= Shiverer mouse =

Shiverer mice are mice which possess the shiverer (shi/shi) mutation in the MBP gene. Shiverer mice develop a characteristic "shaking" or "shivering" gait within a few weeks of birth. They are commonly used as animal models of leukodystrophy in neuroscience research.
== Characteristics ==
The shiverer mutation is an autosomal recessive loss-of-function mutation. It was generated by a 20-kilobase deletion within the MBP gene, resulting in the failure of oligodendrocytes to form compact myelin in the central nervous system. Axons in shiverer mice fail to attain a normal diameter and exhibit altered cytoskeleton structure.

Approximately twelve days after birth, shiverer mice begin to exhibit tremors which progressively worsen.

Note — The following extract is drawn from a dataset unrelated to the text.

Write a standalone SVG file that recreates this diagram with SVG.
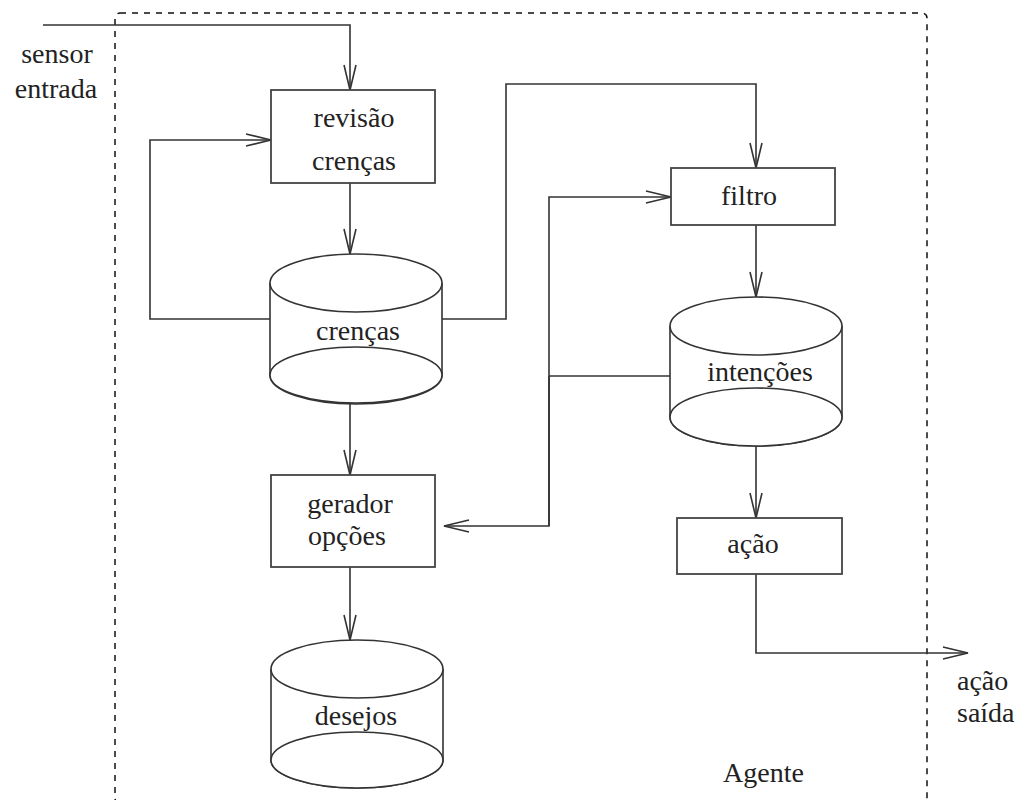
<svg xmlns="http://www.w3.org/2000/svg" width="1018" height="800" viewBox="0 0 1018 800">
<style>
.box{fill:#fff;stroke:#444;stroke-width:1.8}
.cyl{fill:#fff;stroke:#333;stroke-width:1.6}
.conn{fill:none;stroke:#333;stroke-width:1.6}
.t{font-family:"Liberation Serif","Times New Roman",serif;font-size:28px;fill:#222;text-anchor:middle}
.ts{font-family:"Liberation Serif","Times New Roman",serif;font-size:28px;fill:#222;text-anchor:start}
</style>
<defs>
<marker id="arr" markerUnits="userSpaceOnUse" markerWidth="30" markerHeight="16" viewBox="-27 -8 30 16" refX="0" refY="0" orient="auto">
<path d="M-25,-6 L0,0 L-25,6" fill="none" stroke="#333" stroke-width="1.6"/>
</marker>
</defs>
<rect width="1018" height="800" fill="#fff"/>
<g id="agente">
<rect x="115" y="13" width="812" height="790" rx="5" fill="none" stroke="#111" stroke-width="1.5" stroke-dasharray="6,6"/>
<text class="ts" x="723" y="782">Agente</text>
</g>
<g id="connectors">
<polyline class="conn" points="43,25 350,25 350,90" marker-end="url(#arr)"/>
<polyline class="conn" points="270,319 150,319 150,140 271,140" marker-end="url(#arr)"/>
<line class="conn" x1="350" y1="183" x2="350" y2="254" marker-end="url(#arr)"/>
<polyline class="conn" points="442,319 506,319 506,84 756,84 756,168" marker-end="url(#arr)"/>
<line class="conn" x1="350" y1="403" x2="350" y2="475" marker-end="url(#arr)"/>
<line class="conn" x1="350" y1="567" x2="350" y2="640" marker-end="url(#arr)"/>
<line class="conn" x1="670" y1="376" x2="549" y2="376"/>
<polyline class="conn" points="549,526 549,197 671,197" marker-end="url(#arr)"/>
<polyline class="conn" points="549,376 549,526 444,526" marker-end="url(#arr)"/>
<line class="conn" x1="756" y1="225" x2="756" y2="297" marker-end="url(#arr)"/>
<line class="conn" x1="756" y1="446" x2="756" y2="518" marker-end="url(#arr)"/>
<polyline class="conn" points="756,574 756,653 968,653" marker-end="url(#arr)"/>
</g>
<g id="sensor">
<text class="t" x="57" y="63">sensor</text>
<text class="t" x="56" y="98">entrada</text>
</g>
<g id="revisao">
<rect class="box" x="271" y="90" width="164" height="93"/>
<text class="t" x="354" y="127">revisão</text>
<text class="t" x="354" y="170">crenças</text>
</g>
<g id="crencas">
<path class="cyl" d="M270,283 L270,375 A86,29 0 0 0 442,375 L442,283"/>
<ellipse class="cyl" cx="356" cy="375" rx="86" ry="28"/>
<ellipse class="cyl" cx="356" cy="283" rx="86" ry="29"/>
<text class="t" x="358" y="340">crenças</text>
</g>
<g id="filtro">
<rect class="box" x="671" y="168" width="164" height="57"/>
<text class="t" x="749" y="205">filtro</text>
</g>
<g id="intencoes">
<path class="cyl" d="M670,326 L670,417 A86,29 0 0 0 842,417 L842,326"/>
<ellipse class="cyl" cx="756" cy="417" rx="86" ry="29"/>
<ellipse class="cyl" cx="756" cy="326" rx="86" ry="29"/>
<text class="t" x="760" y="381">intenções</text>
</g>
<g id="gerador">
<rect class="box" x="271" y="475" width="164" height="92"/>
<text class="t" x="350" y="513">gerador</text>
<text class="t" x="347" y="545">opções</text>
</g>
<g id="desejos">
<path class="cyl" d="M271,669 L271,760 A86,28 0 0 0 443,760 L443,669"/>
<ellipse class="cyl" cx="357" cy="760" rx="86" ry="28"/>
<ellipse class="cyl" cx="357" cy="669" rx="86" ry="29"/>
<text class="t" x="356" y="725">desejos</text>
</g>
<g id="acao">
<rect class="box" x="677" y="518" width="165" height="56"/>
<text class="t" x="753" y="553">ação</text>
</g>
<g id="saida">
<text class="ts" x="957" y="690">ação</text>
<text class="ts" x="957" y="722">saída</text>
</g>
</svg>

They exhibit tonic seizure behavior after weaning and die prematurely, typically between 50 and 100 days after birth.

==Research use==
Shiverer mice are used to model human leukodystrophies due to the congenital nature and early onset of the shiverer phenotype, which mimics the disease progression observed in humans. They are also used to study myelin defects more generally in demyelinating diseases such as multiple sclerosis.

The shiverer model has also been used to test novel therapies which promote myelination such as neural stem cell therapy.